Take the line containing "Output the Python", the line containing "ax.set_xticks([i - 0.5", and all lines between them, and transcribe them exactly. Leave out pictures.

§ Data provided
☆ ☆ ☆
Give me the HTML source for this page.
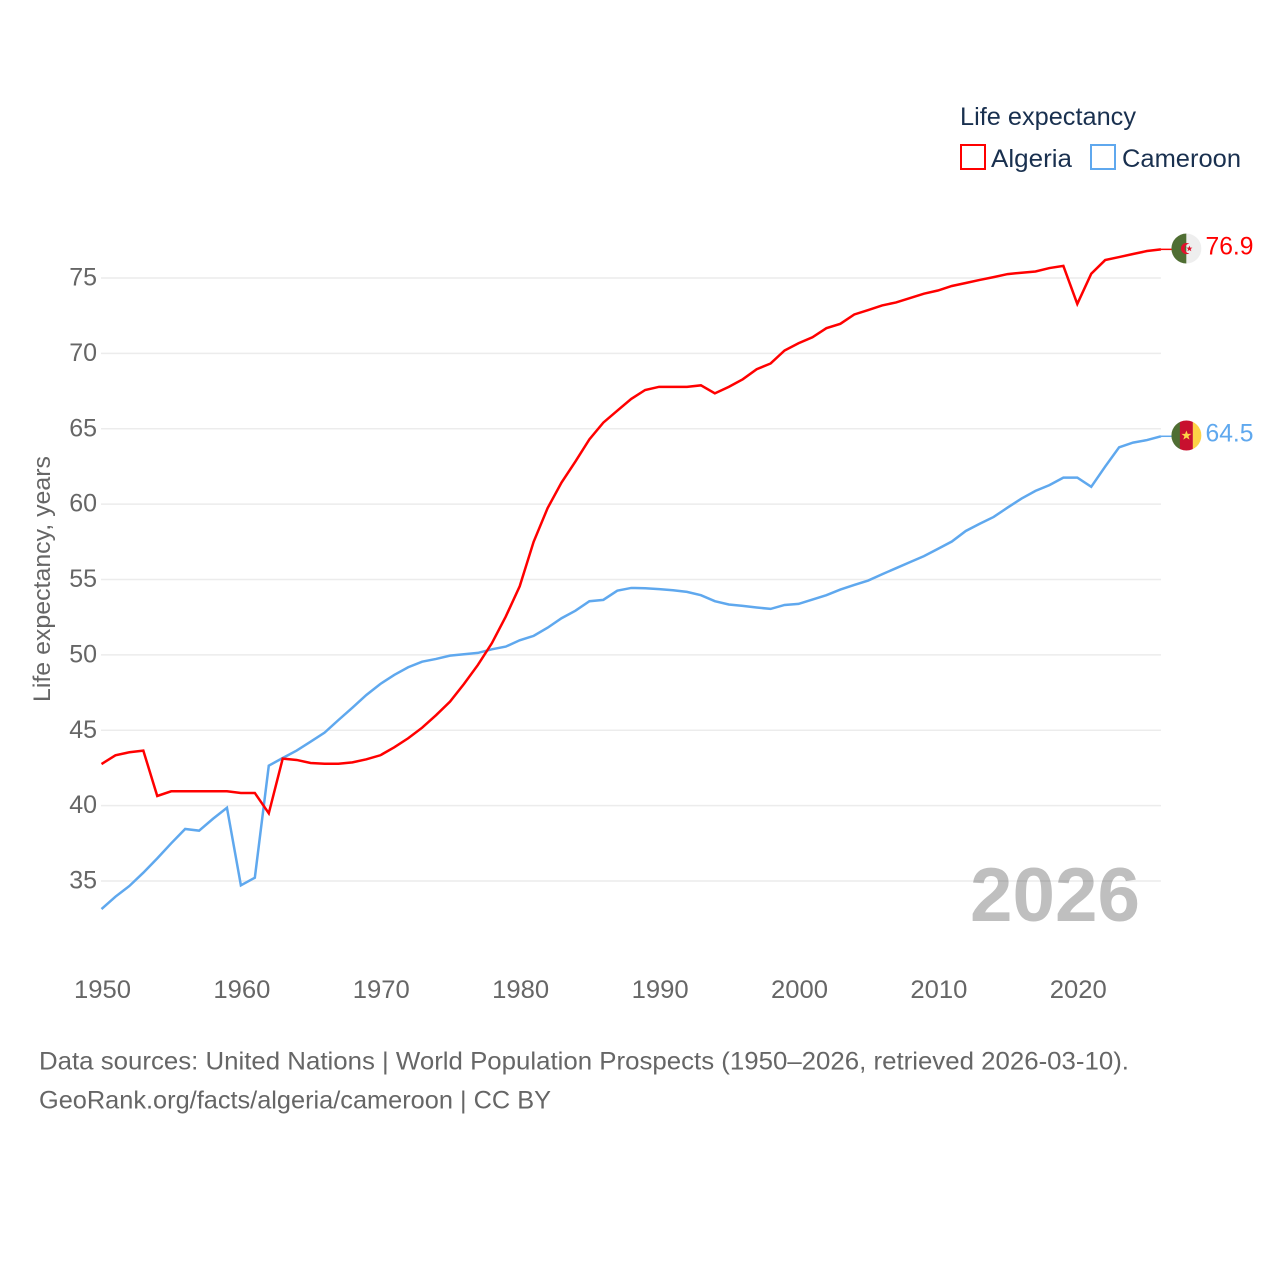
☆ ☆ ☆
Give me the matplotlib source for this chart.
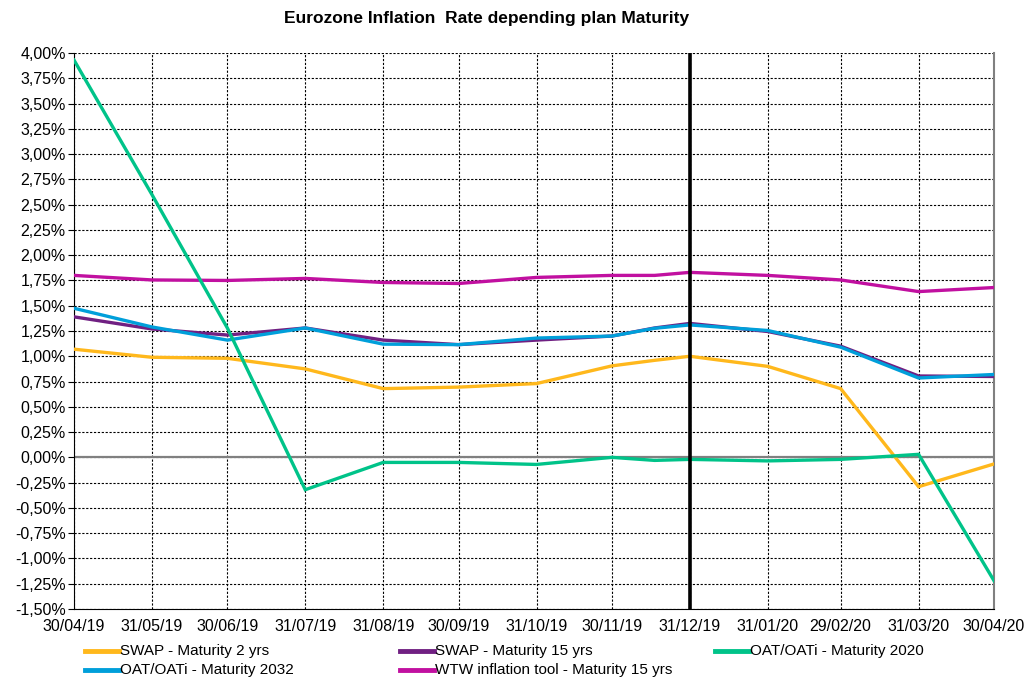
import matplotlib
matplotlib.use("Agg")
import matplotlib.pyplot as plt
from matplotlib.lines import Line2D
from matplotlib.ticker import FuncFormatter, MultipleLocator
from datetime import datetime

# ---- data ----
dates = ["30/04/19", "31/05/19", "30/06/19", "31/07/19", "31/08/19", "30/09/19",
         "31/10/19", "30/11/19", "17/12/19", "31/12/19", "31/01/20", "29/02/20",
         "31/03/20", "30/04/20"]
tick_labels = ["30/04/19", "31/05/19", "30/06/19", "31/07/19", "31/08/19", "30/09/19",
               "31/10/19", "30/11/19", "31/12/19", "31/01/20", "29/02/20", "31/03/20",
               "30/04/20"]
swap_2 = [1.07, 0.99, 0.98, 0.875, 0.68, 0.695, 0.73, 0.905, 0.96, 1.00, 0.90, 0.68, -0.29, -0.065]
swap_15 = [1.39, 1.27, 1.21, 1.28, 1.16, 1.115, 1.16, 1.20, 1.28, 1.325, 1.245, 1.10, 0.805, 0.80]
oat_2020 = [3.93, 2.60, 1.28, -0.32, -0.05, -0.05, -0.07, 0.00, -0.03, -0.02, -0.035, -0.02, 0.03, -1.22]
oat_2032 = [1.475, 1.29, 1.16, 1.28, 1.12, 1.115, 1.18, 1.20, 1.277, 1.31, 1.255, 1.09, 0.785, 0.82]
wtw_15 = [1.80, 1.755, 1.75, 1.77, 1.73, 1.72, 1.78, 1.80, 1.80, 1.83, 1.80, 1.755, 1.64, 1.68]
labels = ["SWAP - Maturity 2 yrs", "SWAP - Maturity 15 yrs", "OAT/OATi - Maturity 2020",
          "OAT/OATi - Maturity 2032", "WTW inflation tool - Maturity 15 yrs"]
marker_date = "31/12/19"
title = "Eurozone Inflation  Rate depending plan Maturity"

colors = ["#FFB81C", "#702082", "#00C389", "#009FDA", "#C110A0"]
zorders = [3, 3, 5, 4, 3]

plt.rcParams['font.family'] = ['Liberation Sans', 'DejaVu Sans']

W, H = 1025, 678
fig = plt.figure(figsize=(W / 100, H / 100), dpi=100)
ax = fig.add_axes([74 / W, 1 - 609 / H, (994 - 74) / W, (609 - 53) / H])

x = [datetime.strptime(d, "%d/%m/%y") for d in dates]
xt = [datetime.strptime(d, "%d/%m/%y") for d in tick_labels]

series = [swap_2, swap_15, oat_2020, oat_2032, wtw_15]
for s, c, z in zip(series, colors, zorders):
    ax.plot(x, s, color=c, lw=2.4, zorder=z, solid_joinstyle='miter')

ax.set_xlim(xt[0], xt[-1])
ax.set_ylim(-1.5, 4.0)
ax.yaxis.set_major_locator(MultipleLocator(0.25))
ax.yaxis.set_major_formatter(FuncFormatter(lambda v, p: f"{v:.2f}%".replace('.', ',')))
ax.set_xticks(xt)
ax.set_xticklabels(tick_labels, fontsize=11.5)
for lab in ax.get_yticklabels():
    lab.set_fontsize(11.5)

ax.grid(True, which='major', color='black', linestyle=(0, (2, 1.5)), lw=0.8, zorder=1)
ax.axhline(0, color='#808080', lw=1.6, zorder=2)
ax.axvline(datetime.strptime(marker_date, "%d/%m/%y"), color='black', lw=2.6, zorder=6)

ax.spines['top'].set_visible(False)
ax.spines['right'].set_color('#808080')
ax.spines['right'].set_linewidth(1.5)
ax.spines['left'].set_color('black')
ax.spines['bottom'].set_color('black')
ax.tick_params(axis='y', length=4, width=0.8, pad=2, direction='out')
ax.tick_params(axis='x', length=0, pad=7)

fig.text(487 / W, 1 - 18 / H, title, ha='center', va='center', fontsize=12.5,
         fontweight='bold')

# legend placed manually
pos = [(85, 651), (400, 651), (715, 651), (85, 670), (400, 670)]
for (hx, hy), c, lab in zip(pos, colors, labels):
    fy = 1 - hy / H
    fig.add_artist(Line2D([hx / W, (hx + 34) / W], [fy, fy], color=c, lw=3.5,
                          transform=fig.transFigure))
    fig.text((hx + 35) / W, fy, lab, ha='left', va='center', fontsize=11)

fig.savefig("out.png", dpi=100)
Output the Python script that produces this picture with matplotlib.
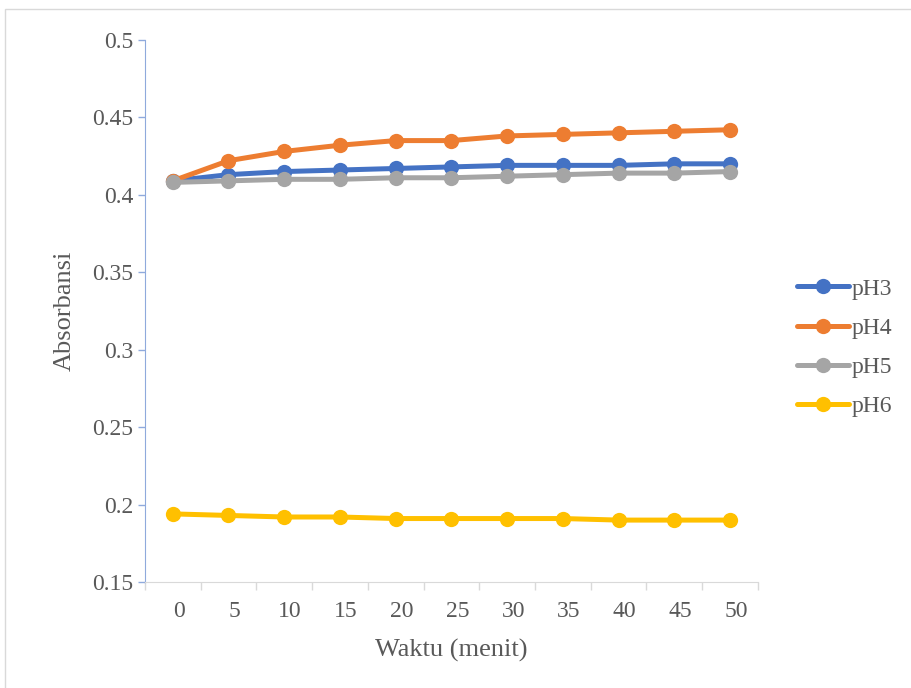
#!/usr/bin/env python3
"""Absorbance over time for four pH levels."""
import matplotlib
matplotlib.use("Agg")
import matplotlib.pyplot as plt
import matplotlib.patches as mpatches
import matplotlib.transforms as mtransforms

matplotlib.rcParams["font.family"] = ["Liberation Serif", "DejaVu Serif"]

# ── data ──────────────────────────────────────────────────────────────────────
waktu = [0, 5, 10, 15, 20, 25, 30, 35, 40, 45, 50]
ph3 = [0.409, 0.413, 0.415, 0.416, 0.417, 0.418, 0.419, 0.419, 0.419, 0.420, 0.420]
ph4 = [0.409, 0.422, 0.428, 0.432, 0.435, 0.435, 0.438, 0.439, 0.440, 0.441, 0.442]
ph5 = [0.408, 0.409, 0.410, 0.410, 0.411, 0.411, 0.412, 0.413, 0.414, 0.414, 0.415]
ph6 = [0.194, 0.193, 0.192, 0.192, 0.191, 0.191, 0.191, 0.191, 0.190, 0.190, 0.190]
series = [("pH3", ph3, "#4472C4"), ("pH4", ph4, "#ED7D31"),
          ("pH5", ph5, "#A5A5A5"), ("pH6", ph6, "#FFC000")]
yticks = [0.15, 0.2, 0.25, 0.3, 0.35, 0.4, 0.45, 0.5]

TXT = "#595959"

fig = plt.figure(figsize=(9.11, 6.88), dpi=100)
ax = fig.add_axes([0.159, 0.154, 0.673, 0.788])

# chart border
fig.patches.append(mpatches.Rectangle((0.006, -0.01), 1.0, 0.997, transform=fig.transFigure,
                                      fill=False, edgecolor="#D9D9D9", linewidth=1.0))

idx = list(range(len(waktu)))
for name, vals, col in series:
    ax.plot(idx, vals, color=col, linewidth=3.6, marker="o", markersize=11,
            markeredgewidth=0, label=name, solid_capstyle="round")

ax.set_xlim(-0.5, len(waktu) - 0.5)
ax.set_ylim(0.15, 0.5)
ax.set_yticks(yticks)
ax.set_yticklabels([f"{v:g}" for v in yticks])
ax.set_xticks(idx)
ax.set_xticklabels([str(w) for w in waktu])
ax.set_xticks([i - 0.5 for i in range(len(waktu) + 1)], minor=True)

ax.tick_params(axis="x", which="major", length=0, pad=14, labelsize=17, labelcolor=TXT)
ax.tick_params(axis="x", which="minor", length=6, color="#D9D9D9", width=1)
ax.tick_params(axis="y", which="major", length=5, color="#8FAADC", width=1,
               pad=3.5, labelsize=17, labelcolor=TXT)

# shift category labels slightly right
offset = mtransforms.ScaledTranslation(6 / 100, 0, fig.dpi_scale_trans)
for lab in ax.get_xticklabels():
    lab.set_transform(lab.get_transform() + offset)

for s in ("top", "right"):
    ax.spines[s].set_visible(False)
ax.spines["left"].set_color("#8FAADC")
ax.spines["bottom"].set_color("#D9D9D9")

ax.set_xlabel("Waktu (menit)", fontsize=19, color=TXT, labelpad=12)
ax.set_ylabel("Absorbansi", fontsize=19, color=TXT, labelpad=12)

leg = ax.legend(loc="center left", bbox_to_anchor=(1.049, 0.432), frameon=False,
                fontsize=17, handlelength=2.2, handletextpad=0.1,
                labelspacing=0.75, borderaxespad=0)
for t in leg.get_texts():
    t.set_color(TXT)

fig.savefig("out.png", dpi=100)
☆ ☆ ☆
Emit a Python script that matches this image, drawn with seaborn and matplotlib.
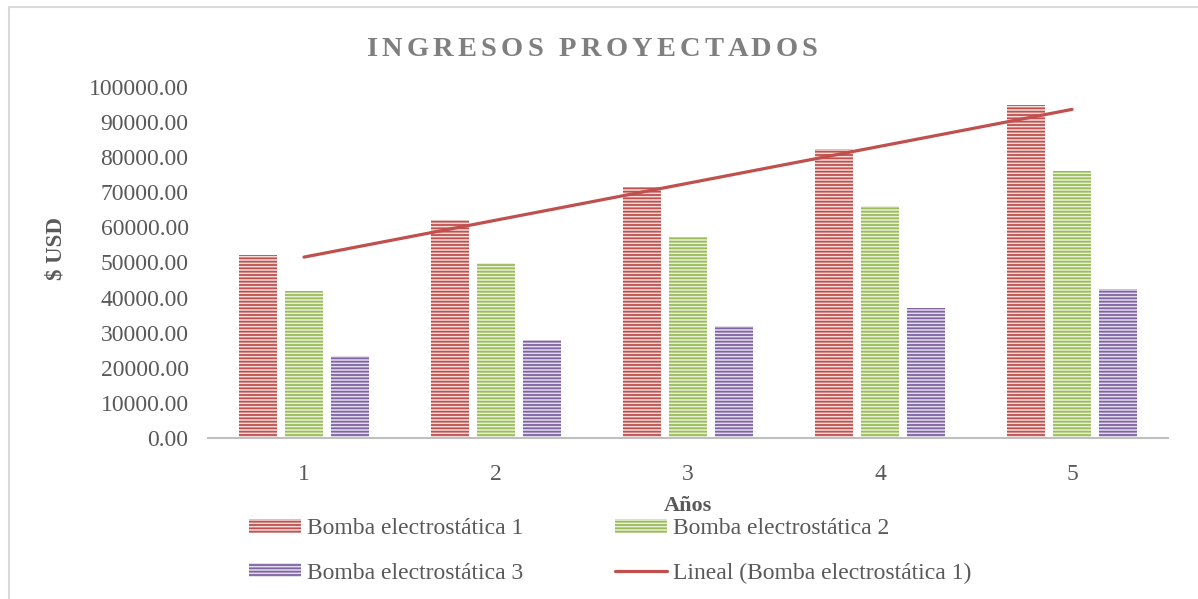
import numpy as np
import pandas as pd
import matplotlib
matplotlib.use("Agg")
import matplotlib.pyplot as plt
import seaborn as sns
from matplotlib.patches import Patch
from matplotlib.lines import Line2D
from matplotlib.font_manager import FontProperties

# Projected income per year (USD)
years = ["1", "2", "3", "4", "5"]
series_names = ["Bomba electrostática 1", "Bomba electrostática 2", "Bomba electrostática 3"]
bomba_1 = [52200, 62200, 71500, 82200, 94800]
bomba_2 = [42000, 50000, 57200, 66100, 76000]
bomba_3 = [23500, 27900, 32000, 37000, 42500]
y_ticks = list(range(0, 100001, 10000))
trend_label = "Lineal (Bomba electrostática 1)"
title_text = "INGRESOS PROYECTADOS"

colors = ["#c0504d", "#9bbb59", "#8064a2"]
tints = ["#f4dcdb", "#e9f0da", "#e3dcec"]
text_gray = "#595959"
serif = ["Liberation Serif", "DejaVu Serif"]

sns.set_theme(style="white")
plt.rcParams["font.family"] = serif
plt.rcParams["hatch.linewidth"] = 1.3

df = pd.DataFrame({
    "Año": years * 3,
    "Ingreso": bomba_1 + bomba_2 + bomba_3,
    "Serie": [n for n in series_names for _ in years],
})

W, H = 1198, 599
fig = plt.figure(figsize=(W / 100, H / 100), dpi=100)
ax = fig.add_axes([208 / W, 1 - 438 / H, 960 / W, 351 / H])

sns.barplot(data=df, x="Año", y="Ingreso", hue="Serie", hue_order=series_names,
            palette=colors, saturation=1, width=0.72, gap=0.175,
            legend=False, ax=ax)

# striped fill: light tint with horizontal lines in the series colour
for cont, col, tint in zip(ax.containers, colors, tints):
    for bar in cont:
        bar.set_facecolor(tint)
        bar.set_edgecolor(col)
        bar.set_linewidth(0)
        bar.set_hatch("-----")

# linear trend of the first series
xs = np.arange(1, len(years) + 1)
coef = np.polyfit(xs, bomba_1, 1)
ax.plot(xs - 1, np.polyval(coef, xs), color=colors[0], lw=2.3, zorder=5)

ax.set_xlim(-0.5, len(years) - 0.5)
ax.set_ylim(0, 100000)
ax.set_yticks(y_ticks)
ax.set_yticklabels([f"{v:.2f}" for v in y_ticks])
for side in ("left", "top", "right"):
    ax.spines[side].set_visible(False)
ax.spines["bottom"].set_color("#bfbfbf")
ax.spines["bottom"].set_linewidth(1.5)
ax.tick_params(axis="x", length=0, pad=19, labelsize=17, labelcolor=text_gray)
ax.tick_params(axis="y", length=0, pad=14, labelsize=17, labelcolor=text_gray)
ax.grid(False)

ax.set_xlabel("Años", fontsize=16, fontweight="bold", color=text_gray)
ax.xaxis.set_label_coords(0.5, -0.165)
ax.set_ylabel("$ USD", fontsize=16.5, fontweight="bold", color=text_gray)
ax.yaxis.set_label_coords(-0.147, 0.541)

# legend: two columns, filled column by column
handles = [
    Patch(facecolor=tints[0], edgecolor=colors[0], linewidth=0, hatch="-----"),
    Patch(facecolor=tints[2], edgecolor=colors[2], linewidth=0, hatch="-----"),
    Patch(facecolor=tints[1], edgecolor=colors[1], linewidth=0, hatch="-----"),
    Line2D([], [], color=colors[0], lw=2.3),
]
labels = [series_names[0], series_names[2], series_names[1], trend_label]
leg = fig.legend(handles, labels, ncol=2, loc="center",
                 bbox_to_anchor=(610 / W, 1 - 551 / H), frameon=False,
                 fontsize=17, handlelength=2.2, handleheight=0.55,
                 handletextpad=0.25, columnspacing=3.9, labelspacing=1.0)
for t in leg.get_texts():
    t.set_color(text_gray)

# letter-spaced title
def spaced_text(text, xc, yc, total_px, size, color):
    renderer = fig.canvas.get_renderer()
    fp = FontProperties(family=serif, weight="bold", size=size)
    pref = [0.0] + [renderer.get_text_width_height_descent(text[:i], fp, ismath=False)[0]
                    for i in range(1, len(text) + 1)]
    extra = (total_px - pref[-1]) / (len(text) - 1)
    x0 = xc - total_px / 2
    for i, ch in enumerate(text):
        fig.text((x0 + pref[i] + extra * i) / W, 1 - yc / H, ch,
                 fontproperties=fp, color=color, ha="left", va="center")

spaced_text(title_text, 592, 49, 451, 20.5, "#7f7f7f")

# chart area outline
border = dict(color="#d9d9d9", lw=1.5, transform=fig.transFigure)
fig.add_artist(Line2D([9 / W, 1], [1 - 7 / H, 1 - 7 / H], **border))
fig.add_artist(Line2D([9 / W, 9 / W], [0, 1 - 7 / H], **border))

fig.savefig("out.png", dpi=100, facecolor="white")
☆ ☆ ☆
§ Written answer
Output the Python script that produces this picture with matplotlib.
#!/usr/bin/env python3
"""Absorbance over time for four pH levels."""
import matplotlib
matplotlib.use("Agg")
import matplotlib.pyplot as plt
import matplotlib.patches as mpatches
import matplotlib.transforms as mtransforms

matplotlib.rcParams["font.family"] = ["Liberation Serif", "DejaVu Serif"]

# ── data ──────────────────────────────────────────────────────────────────────
waktu = [0, 5, 10, 15, 20, 25, 30, 35, 40, 45, 50]
ph3 = [0.409, 0.413, 0.415, 0.416, 0.417, 0.418, 0.419, 0.419, 0.419, 0.420, 0.420]
ph4 = [0.409, 0.422, 0.428, 0.432, 0.435, 0.435, 0.438, 0.439, 0.440, 0.441, 0.442]
ph5 = [0.408, 0.409, 0.410, 0.410, 0.411, 0.411, 0.412, 0.413, 0.414, 0.414, 0.415]
ph6 = [0.194, 0.193, 0.192, 0.192, 0.191, 0.191, 0.191, 0.191, 0.190, 0.190, 0.190]
series = [("pH3", ph3, "#4472C4"), ("pH4", ph4, "#ED7D31"),
          ("pH5", ph5, "#A5A5A5"), ("pH6", ph6, "#FFC000")]
yticks = [0.15, 0.2, 0.25, 0.3, 0.35, 0.4, 0.45, 0.5]

TXT = "#595959"

fig = plt.figure(figsize=(9.11, 6.88), dpi=100)
ax = fig.add_axes([0.159, 0.154, 0.673, 0.788])

# chart border
fig.patches.append(mpatches.Rectangle((0.006, -0.01), 1.0, 0.997, transform=fig.transFigure,
                                      fill=False, edgecolor="#D9D9D9", linewidth=1.0))

idx = list(range(len(waktu)))
for name, vals, col in series:
    ax.plot(idx, vals, color=col, linewidth=3.6, marker="o", markersize=11,
            markeredgewidth=0, label=name, solid_capstyle="round")

ax.set_xlim(-0.5, len(waktu) - 0.5)
ax.set_ylim(0.15, 0.5)
ax.set_yticks(yticks)
ax.set_yticklabels([f"{v:g}" for v in yticks])
ax.set_xticks(idx)
ax.set_xticklabels([str(w) for w in waktu])
ax.set_xticks([i - 0.5 for i in range(len(waktu) + 1)], minor=True)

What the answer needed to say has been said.